Sagas, Event Sourcing, and Failed Commands

There is an interesting thread on the DDD/CQRS group involving sagas. I'm posting my reply below because I want to make it available as a solution to those that encounter this same problem. All replies should be directed on the CQRS thread instead of replying here below.

To give a small amount of background, the question is related to how a failure or refusal on the part of the domain to perform some action is communicated back to the saga such that it can take the appropriate, compensating action.

Here's the post:

We've run into almost this exact situation and considered a number of ways to solve the problem.

To sum up the problem, it's that we need to communicate a failure or rejection of a command/instruction by the domain back to a saga such that the saga can take the appropriate, compensating action.

As previously mentioned in this thread, an aggregate must enforce its invariants and is not allowed to enter an invalid state.

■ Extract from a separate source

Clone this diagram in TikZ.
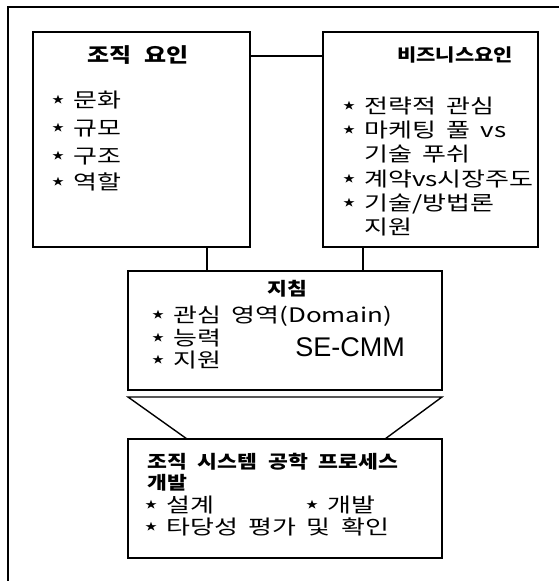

This presents somewhat of an issue because we want to communicate the failure back to the saga but this failure cannot be communicated *through* the domain.

One potential solution (although not the one that we use) was raised during Greg's course when he was discussing sagas. He hinted at the idea that a call from the saga to the domain could be made via RPC. In essence the command message is sent synchronously via some kind of RPC-like call or web service instead of asynchronously using a message bus or message queue. In this way the failure can easily be communicated back in the form of a fault that is understood by the saga. Ultimately we went with something a little bit different because we were exposing our domain behavior through message handlers that listened to a message bus and we wanted to maintain asynchronous messaging throughout or system.

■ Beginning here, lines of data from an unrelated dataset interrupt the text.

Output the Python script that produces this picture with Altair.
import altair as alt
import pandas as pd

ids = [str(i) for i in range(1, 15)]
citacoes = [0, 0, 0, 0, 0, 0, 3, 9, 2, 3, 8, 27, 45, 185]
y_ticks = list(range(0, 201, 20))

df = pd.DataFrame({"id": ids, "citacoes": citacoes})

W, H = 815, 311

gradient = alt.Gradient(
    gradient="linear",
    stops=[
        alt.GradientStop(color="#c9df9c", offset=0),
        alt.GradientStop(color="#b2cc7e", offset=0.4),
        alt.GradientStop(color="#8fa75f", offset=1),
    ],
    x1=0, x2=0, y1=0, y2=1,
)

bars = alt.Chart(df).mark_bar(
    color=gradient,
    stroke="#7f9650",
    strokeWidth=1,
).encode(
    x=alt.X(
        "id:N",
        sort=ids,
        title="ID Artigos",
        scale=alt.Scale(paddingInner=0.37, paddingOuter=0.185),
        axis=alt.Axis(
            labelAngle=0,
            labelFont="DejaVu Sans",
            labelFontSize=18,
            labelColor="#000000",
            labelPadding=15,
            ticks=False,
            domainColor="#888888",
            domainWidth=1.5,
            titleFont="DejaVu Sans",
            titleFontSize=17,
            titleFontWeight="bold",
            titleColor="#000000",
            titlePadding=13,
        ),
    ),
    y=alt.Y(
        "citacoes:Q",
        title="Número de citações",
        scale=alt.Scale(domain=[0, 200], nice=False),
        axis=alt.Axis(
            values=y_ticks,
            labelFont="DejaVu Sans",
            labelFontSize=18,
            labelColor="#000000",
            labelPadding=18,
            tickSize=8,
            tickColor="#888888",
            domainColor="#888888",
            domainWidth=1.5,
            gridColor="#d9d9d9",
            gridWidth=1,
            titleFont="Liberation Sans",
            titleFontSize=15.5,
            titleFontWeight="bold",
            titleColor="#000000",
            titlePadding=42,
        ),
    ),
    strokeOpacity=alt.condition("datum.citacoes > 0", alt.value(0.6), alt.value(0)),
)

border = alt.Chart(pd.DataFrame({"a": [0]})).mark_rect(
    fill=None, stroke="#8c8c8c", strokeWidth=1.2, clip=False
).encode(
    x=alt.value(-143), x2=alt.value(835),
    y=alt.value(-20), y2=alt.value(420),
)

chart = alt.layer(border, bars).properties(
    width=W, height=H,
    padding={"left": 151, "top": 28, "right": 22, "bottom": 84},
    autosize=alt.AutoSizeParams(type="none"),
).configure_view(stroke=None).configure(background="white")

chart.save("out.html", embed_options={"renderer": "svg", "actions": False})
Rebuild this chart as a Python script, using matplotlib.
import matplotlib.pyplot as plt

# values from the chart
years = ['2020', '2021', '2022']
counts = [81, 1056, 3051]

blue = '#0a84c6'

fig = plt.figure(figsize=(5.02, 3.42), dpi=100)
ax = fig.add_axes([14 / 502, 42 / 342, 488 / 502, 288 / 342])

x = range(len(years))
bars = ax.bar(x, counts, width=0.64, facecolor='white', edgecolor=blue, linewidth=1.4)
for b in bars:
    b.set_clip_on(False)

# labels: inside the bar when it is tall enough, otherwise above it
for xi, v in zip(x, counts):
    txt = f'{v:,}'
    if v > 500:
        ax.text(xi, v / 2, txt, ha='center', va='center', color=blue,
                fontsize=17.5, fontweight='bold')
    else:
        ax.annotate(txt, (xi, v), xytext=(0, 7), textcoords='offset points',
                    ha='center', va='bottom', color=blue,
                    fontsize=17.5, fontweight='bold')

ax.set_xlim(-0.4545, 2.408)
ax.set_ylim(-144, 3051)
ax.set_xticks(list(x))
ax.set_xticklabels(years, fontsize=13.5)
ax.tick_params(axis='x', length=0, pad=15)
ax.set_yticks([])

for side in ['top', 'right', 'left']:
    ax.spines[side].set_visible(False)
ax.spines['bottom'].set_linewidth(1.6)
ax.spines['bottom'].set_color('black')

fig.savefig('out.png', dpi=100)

Our solution was the following (and it's worked quite well):

1. The saga asynchronously dispatches a command message to the domain.

2. The message handler receives the command message, loads the aggregate from the repository, and calls the appropriate method on the aggregate.

3. The domain object checks its invariants and ultimately decides to throws an intention-revealing, well-named, domain-specific exception.

4. The command handler catches the well-named exception. Because the command handler knows the type of message received along with its intention and the type of exception that was thrown and caught, it's in a position to relay that exception in the form of a message back to the saga via a bus.Reply(). But this time, it's not an event message, which represents something that something happened. Instead it's a message that describes something that didn't happen. We didn't have a name for this kind of message but the terms notification and alert kept coming back. Ultimately we decided to call these kinds of messages alert. These messages could also potentially be called faults or something else, but they should be considered separate from events.

5. The saga receives the alert/fault message and applies the appropriate action.

The one question that still remains is that we lose the alert message once it's consumed by the saga and the concern is that we want to keep track of everything that has happened. I couldn't agree more. Keeping track of what's happened and it's extremely important. But a better question is who's responsible for keeping track of this fault/alert? Should the domain keep track of something that didn't happen or something that it refused to do? Isn't it the saga that cares about the command and associated failure? Shouldn't the saga (or its infrastructure) be responsible for tracking all messages relative to the saga?

In our implementation, we actually implement our sagas using event sourcing. What this means is that all messages addressed to the saga are replayed in order to re-build the state of the saga. In addition (and as an auditing benefit), we use an event store to dispatch outbound message from the saga. This means that a saga is completely autonomous and separate from the domain and is only coupled by the message contracts. It also means that we can replay incoming messages against a new implementation of a saga if necessary to come up with an alternate model as our sagas and domain evolve to changing business requirements.

To sum things up:

1. When the domain refuses to do something, it doesn't generate an event. Instead, it throws an exception.

2. The command handler handles the exception and does a bus.Reply() with an "alert" or "fault" message.

3. Because the message is not generated by the domain, but by the layer just on top of the domain, we don't track this alert/fault message inside of the domain.

4. The saga receives the message and takes appropriate, compensating action.

5. Because the saga is implemented using event sourcing, nothing is ever lost. We have a complete business/audit history of what happened and we can evolve our saga model and rebuild it with full confidence in our message history.